Pogoplugは、NASとして考えたり、オンラインストレージとして考えても、競合が多い製品だ。しかし、この仮想ストレージ的な使い方は、少なくともコンシューマー向け製品でできるのはPogoplugのみだ。本来、分散された場所と機器にあるストレージをここまでシームレスに扱えるというのは、画期的と言える。
このため、個人的には、もっといろいろなシチュエーションを想定して売った方が興味を持つ人が増えるのではないかと思える。たとえば、全国に他店舗展開するような飲食店などで利用すれば、各店舗のデータをシームレスに扱えるうえ、必用に応じて相互にデータを多重化できる分散ストレージを手軽に構築できる。
もちろん、法人向けで使うとなれば、機器を集中管理するしくみや認証のしくみ、権限によるアクセス制御、ファイルアクセスの履歴保存などの監査的な機能も必要不可欠と言える。このあたりは、Pogoplug.Bizに期待していたところだったのだが、残念ながらラインナップから外れてしまった。
プッターマン氏によると、法人向けの製品も検討しているとのことなので、ぜひ革命的な製品を投入してくれることを期待したいところだ。

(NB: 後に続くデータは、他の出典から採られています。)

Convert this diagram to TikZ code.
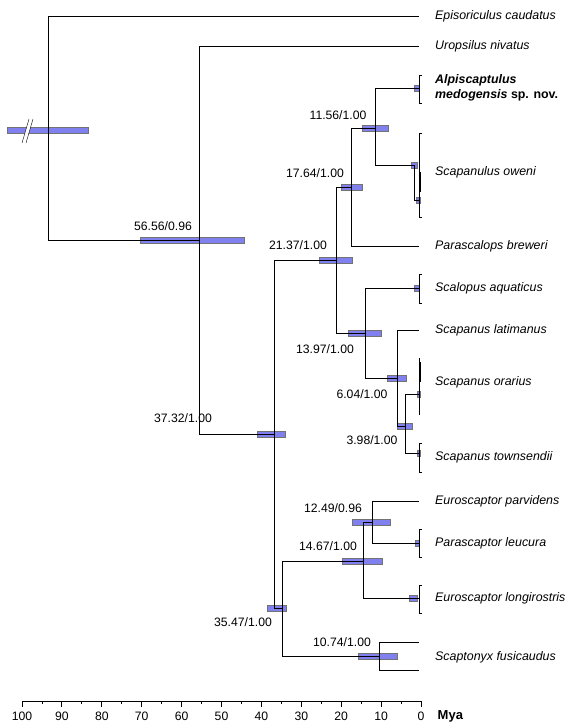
\documentclass[tikz,border=0pt]{standalone}
\usepackage{fontspec}
\setmainfont{Liberation Sans}
\usetikzlibrary{positioning}
\definecolor{hpdblue}{RGB}{128,128,238}
\newcommand{\hpdbar}[3]{\draw[hpd] (#1,{#3-3}) rectangle (#2,{#3+3});}

\begin{document}
\begin{tikzpicture}[
        x=1pt, y=-1pt,
        node distance=16pt,
        font=\fontsize{12.2}{14}\selectfont,
        branch/.style={line width=0.9pt},
        hpd/.style={draw=black!55, fill=hpdblue, line width=0.4pt},
        taxon/.style={font=\fontsize{12.4}{14}\selectfont\itshape, inner sep=0pt},
        support/.style={inner sep=0pt}
        ]
        \useasboundingbox (0,0) rectangle (576,728);

        % internal nodes
        \coordinate (root) at (48,130);
        \coordinate (nA) at (199,240);
        \coordinate (nB) at (274,434);
        \coordinate (nC) at (336,260);
        \coordinate (nD) at (351,187);
        \coordinate (nE) at (375,128);
        \coordinate (nF) at (365,333);
        \coordinate (nG) at (397,378);
        \coordinate (nH) at (405,426);
        \coordinate (nI) at (282,608);
        \coordinate (nJ) at (363,561);
        \coordinate (nK) at (372,522);
        \coordinate (nL) at (379,656);

        % tips
        \coordinate (tEpi) at (419,16);
        \coordinate (tUro) at (419,46);
        \coordinate (tAlp) at (419,88);
        \coordinate (tSco) at (414,165);
        \coordinate (tPbr) at (419,246);
        \coordinate (tSaq) at (419,288);
        \coordinate (tSla) at (419,330);
        \coordinate (tSor) at (419,394);
        \coordinate (tStw) at (419,453);
        \coordinate (tEpa) at (419,501);
        \coordinate (tPle) at (419,543);
        \coordinate (tElo) at (419,598);
        \coordinate (tSf1) at (419,642);
        \coordinate (tSf2) at (419,670);

        % label anchors for species with several samples
        \coordinate (cSco) at (419,172);
        \coordinate (cSor) at (419,382);
        \coordinate (cStw) at (419,457);
        \coordinate (cSf) at (419,657);

        % 95% HPD bars
        \hpdbar{7}{88}{130}
        \hpdbar{140}{244}{240}
        \hpdbar{257}{285}{434}
        \hpdbar{319}{352}{260}
        \hpdbar{341}{362}{187}
        \hpdbar{362}{388}{128}
        \hpdbar{348}{381}{333}
        \hpdbar{387}{406}{378}
        \hpdbar{397}{412}{426}
        \hpdbar{267}{286}{608}
        \hpdbar{342}{382}{561}
        \hpdbar{352}{390}{522}
        \hpdbar{358}{397}{656}
        \hpdbar{414}{419}{88}
        \hpdbar{411}{417}{165}
        \hpdbar{416}{420}{200}
        \hpdbar{414}{419}{288}
        \hpdbar{417}{420}{394}
        \hpdbar{417}{420}{453}
        \hpdbar{415}{419}{543}
        \hpdbar{409}{417}{598}

        % break on the root bar
        \fill[white] (22,143) -- (29,119) -- (33,119) -- (26,143) -- cycle;
        \draw (22,143) -- (29,119);
        \draw (26,143) -- (33,119);

        % branches
        \draw[branch] (root) |- (tEpi);
        \draw[branch] (root) |- (nA);
        \draw[branch] (nA) |- (tUro);
        \draw[branch] (nA) |- (nB);
        \draw[branch] (nB) |- (nC);
        \draw[branch] (nB) |- (nI);
        \draw[branch] (nC) |- (nD);
        \draw[branch] (nC) |- (nF);
        \draw[branch] (nD) |- (nE);
        \draw[branch] (nD) |- (tPbr);
        \draw[branch] (nE) |- (tAlp);
        \draw[branch] (nE) |- (tSco);
        \draw[branch] (nF) |- (tSaq);
        \draw[branch] (nF) |- (nG);
        \draw[branch] (nG) |- (tSla);
        \draw[branch] (nG) |- (nH);
        \draw[branch] (nH) |- (tSor);
        \draw[branch] (nH) |- (tStw);
        \draw[branch] (nI) |- (nJ);
        \draw[branch] (nI) |- (nL);
        \draw[branch] (nJ) |- (nK);
        \draw[branch] (nJ) |- (tElo);
        \draw[branch] (nK) |- (tEpa);
        \draw[branch] (nK) |- (tPle);
        \draw[branch] (nL) |- (tSf1);
        \draw[branch] (nL) |- (tSf2);

        % samples within species
        \draw[branch] (422,75) -| (419,103) -- (422,103);
        \draw[branch] (422,133) -| (419,217) -- (422,217);
        \draw[branch] (tSco) -- (414,200) -- (419,200);
        \draw[line width=1.6pt] (420,172) -- (420,192);
        \draw[branch] (422,274) -| (419,303) -- (422,303);
        \draw[branch] (419,358) -- (419,415);
        \draw[line width=1.6pt] (420,362) -- (420,382);
        \draw[branch] (422,443) -| (419,472) -- (422,472);
        \draw[branch] (422,529) -| (419,557) -- (422,557);
        \draw[branch] (422,585) -| (419,613) -- (422,613);

        % taxa
        \node[taxon, right=of tEpi] (lEpi) {Episoriculus caudatus};
        \node[taxon, right=of tUro] (lUro) {Uropsilus nivatus};
        \node[taxon, right=of tAlp, align=left, font=\fontsize{12.4}{15}\selectfont\bfseries\itshape] (lAlp) {Alpiscaptulus\\medogensis \upshape sp. nov.};
        \node[taxon, right=of cSco] (lSco) {Scapanulus oweni};
        \node[taxon, right=of tPbr] (lPbr) {Parascalops breweri};
        \node[taxon, right=of tSaq] (lSaq) {Scalopus aquaticus};
        \node[taxon, right=of tSla] (lSla) {Scapanus latimanus};
        \node[taxon, right=of cSor] (lSor) {Scapanus orarius};
        \node[taxon, right=of cStw] (lStw) {Scapanus townsendii};
        \node[taxon, right=of tEpa] (lEpa) {Euroscaptor parvidens};
        \node[taxon, right=of tPle] (lPle) {Parascaptor leucura};
        \node[taxon, right=of tElo] (lElo) {Euroscaptor longirostris};
        \node[taxon, right=of cSf] (lSf) {Scaptonyx fusicaudus};

        % ages / posterior probabilities
        \node[support] (sA) at (163,226) {56.56/0.96};
        \node[support] (sB) at (183,418) {37.32/1.00};
        \node[support] (sC) at (298,245) {21.37/1.00};
        \node[support] (sD) at (315,173) {17.64/1.00};
        \node[support] (sE) at (338,115) {11.56/1.00};
        \node[support] (sF) at (325,349) {13.97/1.00};
        \node[support] (sG) at (362,394) {6.04/1.00};
        \node[support] (sH) at (372,440) {3.98/1.00};
        \node[support] (sI) at (243,622) {35.47/1.00};
        \node[support] (sJ) at (328,546) {14.67/1.00};
        \node[support] (sK) at (333,508) {12.49/0.96};
        \node[support] (sL) at (342,642) {10.74/1.00};

        % time axis
        \draw[branch] (22,701) -- (421,701);
        \foreach \a in {0,10,...,100}
            \draw[branch] ({421-3.99*\a},701) -- ++(0,6) node[below=1pt] (tick\a) {\a};
        \foreach \a in {5,15,...,95}
            \draw[branch] ({421-3.99*\a},701) -- ++(0,3);
        \node[right=6pt of tick0, font=\fontsize{13}{15}\selectfont\bfseries] (mya) {Mya};
    \end{tikzpicture}
\end{document}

Pogoplug Mobileに保存した動画ファイルは、自動的にスマートフォン向けにトランスコード可能。Pogoplug Cloudに関しては、現状、この機能は搭載されていないが、将来的に対応予定とのことだ |
なお、Pogoplug Mobile(旧Pogoplugも同様)では、ストレージに保存した動画を自動的にスマートフォン向けにトランスコードし、ストリーム配信できる機能が搭載されているが、この機能は、Pogoplug Cloudでは現在利用できない。プッターマン氏によると、クラウド版でも近々にトランスコードの機能を搭載する予定(別途オプション料金がかかる可能性もある)だという。トランスコードを自動でしてくれるオンラインストレージとなれば、これはこれで期待したいところだ。
●サービスとしてのストレージを堪能できる
以上、新しく登場したPogoplug Mobileを紹介したが、最新のハードウェアとサービスを組み合わせた非常に面白い存在と言える。ファイル転送、ストリーミングなどの従来の機能も使いやすく進化し、まさに次世代機と言える存在になっている。
特に、複数台のPogoplugとPogoplug Cloudを組み合わせたときの独特の世界観は、今後の発展の可能性を非常に感じさせるものと言え、クラウドとオンプレミスという区別された環境をメッシュ状に繋ぐ新しいストレージ環境を感じさせる。
なので、購入を検討している場合は、必ずしもハードでなくてもかまわないので、複数の組み合わせで利用してみて欲しい。正直、冒頭で紹介したような細かな不満を持つことはあるはずだが、サービスとしてのストレージの世界観を堪能できるはずだ。
そういう意味では、いっそのことスマートフォン対応も、単なるビューワやアップローダという形態ではなく、ストレージの世界の一員にしてしまった方が面白かったかもしれない。スマートフォンのメモリ容量が大きくなれば、将来的にPogoplugアプリで、そういった世界も実現できそうだ。